Exercise details:
Set down each line of the material that follows, exactly, with no pictures.

<<<<

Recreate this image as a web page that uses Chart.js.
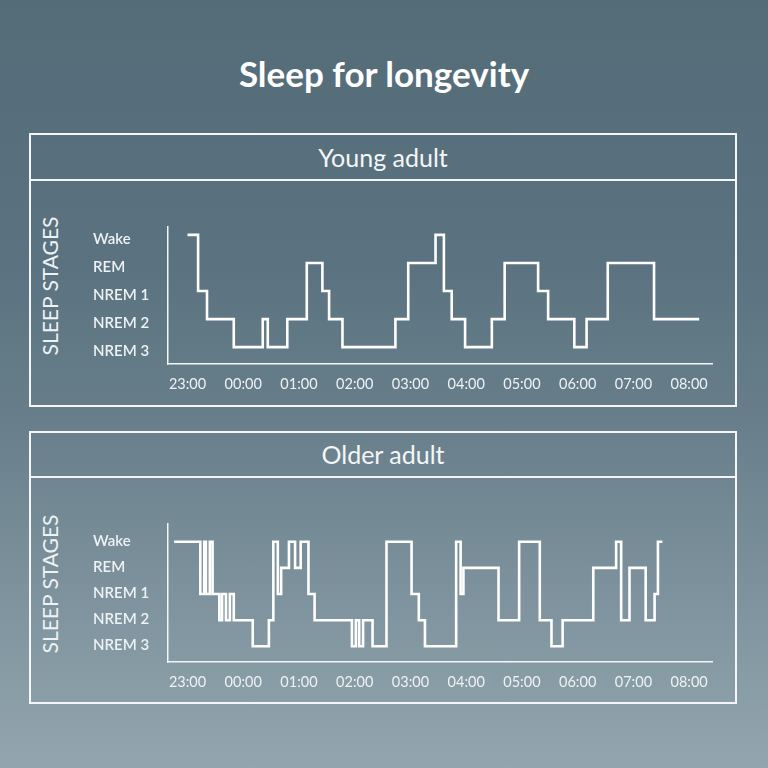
<!DOCTYPE html>
<html lang="en">
<head>
<meta charset="utf-8">
<title>Sleep for longevity</title>
<script src="https://cdn.jsdelivr.net/npm/chart.js@4.4.1/dist/chart.umd.min.js"></script>
<style>
  html, body { margin: 0; padding: 0; }
  body {
    width: 768px; height: 768px; position: relative; overflow: hidden;
    background: linear-gradient(to bottom, #546b78 0%, #5b7280 35%, #687f8b 55%, #93a6af 100%);
    font-family: Lato, 'Open Sans', sans-serif; color: #fff;
  }
  h1 {
    position: absolute; left: 0; top: 53px; width: 768px; margin: 0;
    text-align: center; font-size: 35px; line-height: 40px; font-weight: 700;
  }
  .panel { position: absolute; left: 29px; width: 704px; border: 2px solid #f4f6f7; }
  .panel h2 {
    margin: 0; border-bottom: 2px solid #f4f6f7; text-align: center;
    font-size: 25px; font-weight: 400; color: #f4f6f7;
  }
  .axis-title {
    position: absolute; left: -50px; width: 200px; height: 22px; line-height: 22px;
    text-align: center; font-size: 21px; color: #eef2f4;
    transform: rotate(-90deg);
  }
  canvas { position: absolute; left: 93px; }
</style>
</head>
<body>

<h1>Sleep for longevity</h1>

<div class="panel" style="top:133px; height:270px;">
  <h2 style="height:44px; line-height:44px;">Young adult</h2>
</div>
<div class="axis-title" style="top:275px;">SLEEP STAGES</div>
<canvas id="young" width="637" height="185" style="top:215px;"></canvas>

<div class="panel" style="top:431px; height:269px;">
  <h2 style="height:43px; line-height:43px;">Older adult</h2>
</div>
<div class="axis-title" style="top:573px;">SLEEP STAGES</div>
<canvas id="older" width="637" height="186" style="top:512px;"></canvas>

<script>
/* ======================================================
   DATA — hours after 23:00, stage that starts at that hour
   (last entry closes the night)
====================================================== */

const timeLabels = ['23:00', '00:00', '01:00', '02:00', '03:00', '04:00', '05:00', '06:00', '07:00', '08:00'];

// index in this list = level on the y axis
const stageLabels = ['NREM 3', 'NREM 2', 'NREM 1', 'REM', 'Wake'];

const youngHours = [0, 0.19, 0.35, 0.83, 1.35, 1.44, 1.79, 2.14, 2.42, 2.54, 2.78, 3.73, 3.96,
  4.45, 4.60, 4.74, 4.98, 5.46, 5.69, 6.29, 6.47, 6.94, 7.16, 7.54, 8.37, 9.18];
const youngStages = ['Wake', 'NREM 1', 'NREM 2', 'NREM 3', 'NREM 2', 'NREM 3', 'NREM 2', 'REM',
  'NREM 1', 'NREM 2', 'NREM 3', 'NREM 2', 'REM', 'Wake', 'NREM 1', 'NREM 2', 'NREM 3', 'NREM 2',
  'REM', 'NREM 1', 'NREM 2', 'NREM 3', 'NREM 2', 'REM', 'NREM 2', 'NREM 2'];

const olderHours = [-0.24, 0.23, 0.30, 0.33, 0.40, 0.45, 0.57, 0.62, 0.69, 0.76, 0.83, 1.17, 1.46,
  1.54, 1.62, 1.68, 1.82, 1.93, 2.03, 2.17, 2.28, 2.95, 3.02, 3.08, 3.15, 3.32, 3.57, 4.02, 4.15,
  4.26, 4.82, 4.90, 4.95, 5.58, 5.95, 6.32, 6.53, 6.73, 7.28, 7.69, 7.78, 7.93, 8.22, 8.38, 8.44, 8.52];
const olderStages = ['Wake', 'NREM 1', 'Wake', 'NREM 1', 'Wake', 'NREM 1', 'NREM 2', 'NREM 1',
  'NREM 2', 'NREM 1', 'NREM 2', 'NREM 3', 'NREM 2', 'Wake', 'NREM 1', 'REM', 'Wake', 'REM', 'Wake',
  'NREM 1', 'NREM 2', 'NREM 3', 'NREM 2', 'NREM 3', 'NREM 2', 'NREM 3', 'Wake', 'NREM 1', 'NREM 2',
  'NREM 3', 'Wake', 'NREM 1', 'REM', 'NREM 2', 'Wake', 'NREM 2', 'NREM 3', 'NREM 2', 'REM', 'Wake',
  'NREM 2', 'REM', 'NREM 2', 'NREM 1', 'Wake', 'Wake'];

/* ======================================================
   HELPERS
====================================================== */

const TEXT = '#eef2f4';
const FONT = 'Lato, "Open Sans", sans-serif';

function buildSteps(hours, stages) {
  return hours.map((h, i) => ({ x: h, y: stageLabels.indexOf(stages[i]) }));
}

/* ======================================================
   STEP CHART — one night of sleep
====================================================== */

function renderSleepChart(canvas, hours, stages, yMax, labelOffset) {
  return new Chart(canvas, {
    type: 'line',
    data: {
      datasets: [{
        data: buildSteps(hours, stages),
        stepped: true,
        borderColor: '#ffffff',
        borderWidth: 2.6,
        borderJoinStyle: 'miter',
        pointRadius: 0,
        fill: false
      }]
    },
    options: {
      responsive: false,
      animation: false,
      layout: { padding: { top: 10, right: 18, left: 0, bottom: 0 } },
      plugins: { legend: { display: false }, tooltip: { enabled: false } },
      scales: {
        x: {
          type: 'linear',
          min: -0.35,
          max: 9.41,
          grid: { display: false },
          border: { display: true, color: '#f4f6f7', width: 1.5 },
          ticks: {
            color: TEXT,
            font: { family: FONT, size: 14.5 },
            padding: 4,
            autoSkip: false,
            maxRotation: 0,
            callback: v => timeLabels[v]
          },
          afterBuildTicks: s => { s.ticks = timeLabels.map((_, i) => ({ value: i })); },
          afterFit: s => { s.height = 36; }
        },
        y: {
          min: -0.6,
          max: yMax,
          grid: { display: false },
          border: { display: true, color: '#f4f6f7', width: 1.5 },
          ticks: {
            color: TEXT,
            font: { family: FONT, size: 15, weight: 600 },
            crossAlign: 'far',
            labelOffset,
            callback: v => stageLabels[v]
          },
          afterBuildTicks: s => { s.ticks = stageLabels.map((_, i) => ({ value: i })); },
          afterFit: s => { s.width = 75; }
        }
      }
    }
  });
}

renderSleepChart(document.getElementById('young'), youngHours, youngStages, 4.28, 4);
renderSleepChart(document.getElementById('older'), olderHours, olderStages, 4.68, -1);
</script>
</body>
</html>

>>>>

Correct output:
Recreate this image as a web page that uses Chart.js.
<!DOCTYPE html>
<html lang="en">
<head>
<meta charset="utf-8">
<title>Sleep for longevity</title>
<script src="https://cdn.jsdelivr.net/npm/chart.js@4.4.1/dist/chart.umd.min.js"></script>
<style>
  html, body { margin: 0; padding: 0; }
  body {
    width: 768px; height: 768px; position: relative; overflow: hidden;
    background: linear-gradient(to bottom, #546b78 0%, #5b7280 35%, #687f8b 55%, #93a6af 100%);
    font-family: Lato, 'Open Sans', sans-serif; color: #fff;
  }
  h1 {
    position: absolute; left: 0; top: 53px; width: 768px; margin: 0;
    text-align: center; font-size: 35px; line-height: 40px; font-weight: 700;
  }
  .panel { position: absolute; left: 29px; width: 704px; border: 2px solid #f4f6f7; }
  .panel h2 {
    margin: 0; border-bottom: 2px solid #f4f6f7; text-align: center;
    font-size: 25px; font-weight: 400; color: #f4f6f7;
  }
  .axis-title {
    position: absolute; left: -50px; width: 200px; height: 22px; line-height: 22px;
    text-align: center; font-size: 21px; color: #eef2f4;
    transform: rotate(-90deg);
  }
  canvas { position: absolute; left: 93px; }
</style>
</head>
<body>

<h1>Sleep for longevity</h1>

<div class="panel" style="top:133px; height:270px;">
  <h2 style="height:44px; line-height:44px;">Young adult</h2>
</div>
<div class="axis-title" style="top:275px;">SLEEP STAGES</div>
<canvas id="young" width="637" height="185" style="top:215px;"></canvas>

<div class="panel" style="top:431px; height:269px;">
  <h2 style="height:43px; line-height:43px;">Older adult</h2>
</div>
<div class="axis-title" style="top:573px;">SLEEP STAGES</div>
<canvas id="older" width="637" height="186" style="top:512px;"></canvas>

<script>
/* ======================================================
   DATA — hours after 23:00, stage that starts at that hour
   (last entry closes the night)
====================================================== */

const timeLabels = ['23:00', '00:00', '01:00', '02:00', '03:00', '04:00', '05:00', '06:00', '07:00', '08:00'];

// index in this list = level on the y axis
const stageLabels = ['NREM 3', 'NREM 2', 'NREM 1', 'REM', 'Wake'];

const youngHours = [0, 0.19, 0.35, 0.83, 1.35, 1.44, 1.79, 2.14, 2.42, 2.54, 2.78, 3.73, 3.96,
  4.45, 4.60, 4.74, 4.98, 5.46, 5.69, 6.29, 6.47, 6.94, 7.16, 7.54, 8.37, 9.18];
const youngStages = ['Wake', 'NREM 1', 'NREM 2', 'NREM 3', 'NREM 2', 'NREM 3', 'NREM 2', 'REM',
  'NREM 1', 'NREM 2', 'NREM 3', 'NREM 2', 'REM', 'Wake', 'NREM 1', 'NREM 2', 'NREM 3', 'NREM 2',
  'REM', 'NREM 1', 'NREM 2', 'NREM 3', 'NREM 2', 'REM', 'NREM 2', 'NREM 2'];

const olderHours = [-0.24, 0.23, 0.30, 0.33, 0.40, 0.45, 0.57, 0.62, 0.69, 0.76, 0.83, 1.17, 1.46,
  1.54, 1.62, 1.68, 1.82, 1.93, 2.03, 2.17, 2.28, 2.95, 3.02, 3.08, 3.15, 3.32, 3.57, 4.02, 4.15,
  4.26, 4.82, 4.90, 4.95, 5.58, 5.95, 6.32, 6.53, 6.73, 7.28, 7.69, 7.78, 7.93, 8.22, 8.38, 8.44, 8.52];
const olderStages = ['Wake', 'NREM 1', 'Wake', 'NREM 1', 'Wake', 'NREM 1', 'NREM 2', 'NREM 1',
  'NREM 2', 'NREM 1', 'NREM 2', 'NREM 3', 'NREM 2', 'Wake', 'NREM 1', 'REM', 'Wake', 'REM', 'Wake',
  'NREM 1', 'NREM 2', 'NREM 3', 'NREM 2', 'NREM 3', 'NREM 2', 'NREM 3', 'Wake', 'NREM 1', 'NREM 2',
  'NREM 3', 'Wake', 'NREM 1', 'REM', 'NREM 2', 'Wake', 'NREM 2', 'NREM 3', 'NREM 2', 'REM', 'Wake',
  'NREM 2', 'REM', 'NREM 2', 'NREM 1', 'Wake', 'Wake'];

/* ======================================================
   HELPERS
====================================================== */

const TEXT = '#eef2f4';
const FONT = 'Lato, "Open Sans", sans-serif';

function buildSteps(hours, stages) {
  return hours.map((h, i) => ({ x: h, y: stageLabels.indexOf(stages[i]) }));
}

/* ======================================================
   STEP CHART — one night of sleep
====================================================== */

function renderSleepChart(canvas, hours, stages, yMax, labelOffset) {
  return new Chart(canvas, {
    type: 'line',
    data: {
      datasets: [{
        data: buildSteps(hours, stages),
        stepped: true,
        borderColor: '#ffffff',
        borderWidth: 2.6,
        borderJoinStyle: 'miter',
        pointRadius: 0,
        fill: false
      }]
    },
    options: {
      responsive: false,
      animation: false,
      layout: { padding: { top: 10, right: 18, left: 0, bottom: 0 } },
      plugins: { legend: { display: false }, tooltip: { enabled: false } },
      scales: {
        x: {
          type: 'linear',
          min: -0.35,
          max: 9.41,
          grid: { display: false },
          border: { display: true, color: '#f4f6f7', width: 1.5 },
          ticks: {
            color: TEXT,
            font: { family: FONT, size: 14.5 },
            padding: 4,
            autoSkip: false,
            maxRotation: 0,
            callback: v => timeLabels[v]
          },
          afterBuildTicks: s => { s.ticks = timeLabels.map((_, i) => ({ value: i })); },
          afterFit: s => { s.height = 36; }
        },
        y: {
          min: -0.6,
          max: yMax,
          grid: { display: false },
          border: { display: true, color: '#f4f6f7', width: 1.5 },
          ticks: {
            color: TEXT,
            font: { family: FONT, size: 15, weight: 600 },
            crossAlign: 'far',
            labelOffset,
            callback: v => stageLabels[v]
          },
          afterBuildTicks: s => { s.ticks = stageLabels.map((_, i) => ({ value: i })); },
          afterFit: s => { s.width = 75; }
        }
      }
    }
  });
}

renderSleepChart(document.getElementById('young'), youngHours, youngStages, 4.28, 4);
renderSleepChart(document.getElementById('older'), olderHours, olderStages, 4.68, -1);
</script>
</body>
</html>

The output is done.